La Chronique Agora

Ça va couper…

** Ça va couper… Wall Street rentre dans un tunnel et risque de circuler six pieds sous terre durant quelques mois !

Nul besoin de demander aux traders qui n’auraient plus envie d’entendre de mauvaises nouvelles de couper leur portable : la direction s’en est chargée pour eux ce week-end chez Lehman France.

Nous avons été prévenu de cette mésaventure par un ami qui travaillait régulièrement avec la salle de marché de Lehman. Elle a été fermée dans la nuit de dimanche à lundi, les 150 salariés ont même été priés de rentrer chez eux et d’utiliser les cabines publiques pour prendre sur le champ rendez-vous afin de s’inscrire à l’ANPE.

Nul ne sait si les personnes licenciées sans préavis toucheront une quelconque indemnité, y compris pour rupture abusive de contrat. En effet, à notre connaissance, la filiale Lehman France était bénéficiaire, contrairement à celle de Londres qui accumule des pertes colossales sur les dérivés de crédit immobilier.

Oui, 150 personnes sur le carreau à Paris ce n’est pas une simple anecdote puisque la principale information du jour, la faillite de la maison mère aux Etats-Unis, tourne en boucle sur toutes les chaînes d’information… même les plus généralistes. Ce licenciement est bel et bien un phénomène critique de type dommage collatéral puisqu’il s’agit d’une entreprise rentable.

C’était si vrai que la banque d’affaires venait tout juste d’emménager dans de superbes locaux tout près de la place d’Iéna. Elle se sentait trop à l’étroit dans son centre d’affaires de la rue Balzac, compte tenu de son ambition de devenir le numéro un américain des dérivés sur le sol européen.

A New York, des milliers de salariés sont en train de récupérer leurs effets personnels et de libérer leur poste de travail. Ce soir, les bureaux de Lehman, qui sont proches de Wall Street, seront déserts, les lumières éteintes pour toujours… De même s’éteindront les espoirs des 26 000 salariés qui pensaient récupérer tout ou partie de leur épargne investie dans les titres de la quatrième banque d’affaires du pays.
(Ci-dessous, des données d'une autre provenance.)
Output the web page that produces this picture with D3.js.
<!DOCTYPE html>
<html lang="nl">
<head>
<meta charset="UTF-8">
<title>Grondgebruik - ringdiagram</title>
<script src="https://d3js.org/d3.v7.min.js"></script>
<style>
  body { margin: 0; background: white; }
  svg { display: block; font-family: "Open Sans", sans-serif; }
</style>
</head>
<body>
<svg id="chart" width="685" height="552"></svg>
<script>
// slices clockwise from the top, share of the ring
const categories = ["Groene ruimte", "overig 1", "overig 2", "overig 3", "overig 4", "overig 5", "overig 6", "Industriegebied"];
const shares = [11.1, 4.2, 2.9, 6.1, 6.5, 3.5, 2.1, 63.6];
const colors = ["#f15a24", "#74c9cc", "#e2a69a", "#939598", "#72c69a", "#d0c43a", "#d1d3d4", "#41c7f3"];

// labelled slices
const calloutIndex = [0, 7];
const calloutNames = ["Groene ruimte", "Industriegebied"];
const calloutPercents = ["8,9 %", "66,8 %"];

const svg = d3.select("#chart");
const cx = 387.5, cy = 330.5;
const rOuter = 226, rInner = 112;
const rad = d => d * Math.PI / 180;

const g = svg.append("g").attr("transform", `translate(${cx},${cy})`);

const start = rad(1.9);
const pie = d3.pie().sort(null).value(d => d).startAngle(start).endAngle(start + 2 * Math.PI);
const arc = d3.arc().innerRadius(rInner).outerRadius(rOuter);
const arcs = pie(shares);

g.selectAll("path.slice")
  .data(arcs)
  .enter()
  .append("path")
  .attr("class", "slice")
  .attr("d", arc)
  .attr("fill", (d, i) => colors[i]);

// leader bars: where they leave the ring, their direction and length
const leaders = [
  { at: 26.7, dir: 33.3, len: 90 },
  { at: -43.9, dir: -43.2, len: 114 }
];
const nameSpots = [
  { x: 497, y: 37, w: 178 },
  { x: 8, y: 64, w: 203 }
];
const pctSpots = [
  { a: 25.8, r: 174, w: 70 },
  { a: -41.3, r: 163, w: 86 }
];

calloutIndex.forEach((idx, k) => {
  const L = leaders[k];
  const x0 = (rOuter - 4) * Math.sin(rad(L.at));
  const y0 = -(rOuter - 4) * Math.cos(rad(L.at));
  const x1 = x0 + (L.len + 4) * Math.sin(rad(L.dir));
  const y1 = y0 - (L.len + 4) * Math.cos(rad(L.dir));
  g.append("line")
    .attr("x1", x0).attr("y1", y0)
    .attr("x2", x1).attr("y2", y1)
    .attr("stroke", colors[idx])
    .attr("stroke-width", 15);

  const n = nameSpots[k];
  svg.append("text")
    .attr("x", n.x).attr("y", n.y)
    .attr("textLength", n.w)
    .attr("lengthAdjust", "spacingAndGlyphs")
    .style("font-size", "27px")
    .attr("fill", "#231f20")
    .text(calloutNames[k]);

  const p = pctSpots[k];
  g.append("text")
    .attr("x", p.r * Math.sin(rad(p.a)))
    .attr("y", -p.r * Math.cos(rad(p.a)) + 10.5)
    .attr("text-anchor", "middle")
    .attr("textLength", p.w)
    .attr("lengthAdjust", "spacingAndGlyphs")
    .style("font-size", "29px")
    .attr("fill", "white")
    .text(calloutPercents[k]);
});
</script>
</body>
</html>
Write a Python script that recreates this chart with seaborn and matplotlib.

Une situation qui n’est pas sans rappeler les conséquences de la faillite d’Enron — et les similitudes ne s’arrêtent pas là. Lehman s’effondre en grande partie à cause de la réintégration dans les comptes trimestriels de pertes colossales parquées dans des structures hors bilan.

La banque d’affaires, ainsi que ses concurrentes, y est contrainte depuis le début de l’année par une nouvelle loi votée aux Etats-Unis qui stipule que tous les engagements à terme doivent être enregistrés comptablement à leur valeur marché à l’instant T.

** Cette "opération vérité" n’a pas fini de provoquer des séismes à Wall Street. Combien d’autres banques devront se résoudre à passer des provisions massives pour dépréciation d’actifs, faisant surgir du jour au lendemain des pertes colossales ?

Prenez simplement le montant de l’ardoise que représente la faillite de Lehman pour tous les établissements financiers (banques, assurances, fonds de pension) qui détenaient des actifs — aujourd’hui sans valeur — ou qui ont procédé à des échanges d’actifs par le biais de swaps et autres opérations complexes à terme. Cela concerne des opérations conclues pour cinq à sept ans, ce qui signifie que des cadavres continueront de sortir des placards jusqu’en 2012 !

Outres les pertes déjà connues sur les produits de taux sous toutes leurs formes — qui se chiffrent en centaines de milliards de dollars (650 milliards de dollars selon les dernières estimations) –, il circule également de façon souterraine pour le commun des mortels des dizaines de milliers de milliards de dollars d’encours de CDS. Ces assurances sur des défauts de crédit sont destinées à protéger leurs détenteurs des conséquences d’un accident majeur tel que celui survenu ce week-end.

La question, à présent, c’est qui va régler la note ? L’endettement de Lehman se chiffrerait à 615 milliards de dollars pour une valeur d’actif de 640 milliards de dollars. Mais ce n’est qu’une vue de l’esprit puisqu’aucun candidat au rachat n’a souhaité poursuivre les négociations jusqu’au bout. Tout ceci prouve qu’il y a effectivement des abysses entre les estimations en interne et les sommes qui pourraient être effectivement récupérées par les créanciers en cas de démantèlement de l’entreprise.

Ne pas avoir de commencement de réponse à une telle question, c’est déjà un motif suffisant pour fuir les marchés sans demander son reste. L’enfoncement des 11 100 points sur le Dow Jones et des 4 100 points sur le CAC 40, des 3 150 points sur l’Euro Stoxx 50 et des 6 000 points sur le DAX démontreraient que beaucoup d’opérateurs commencent à partager cet avis.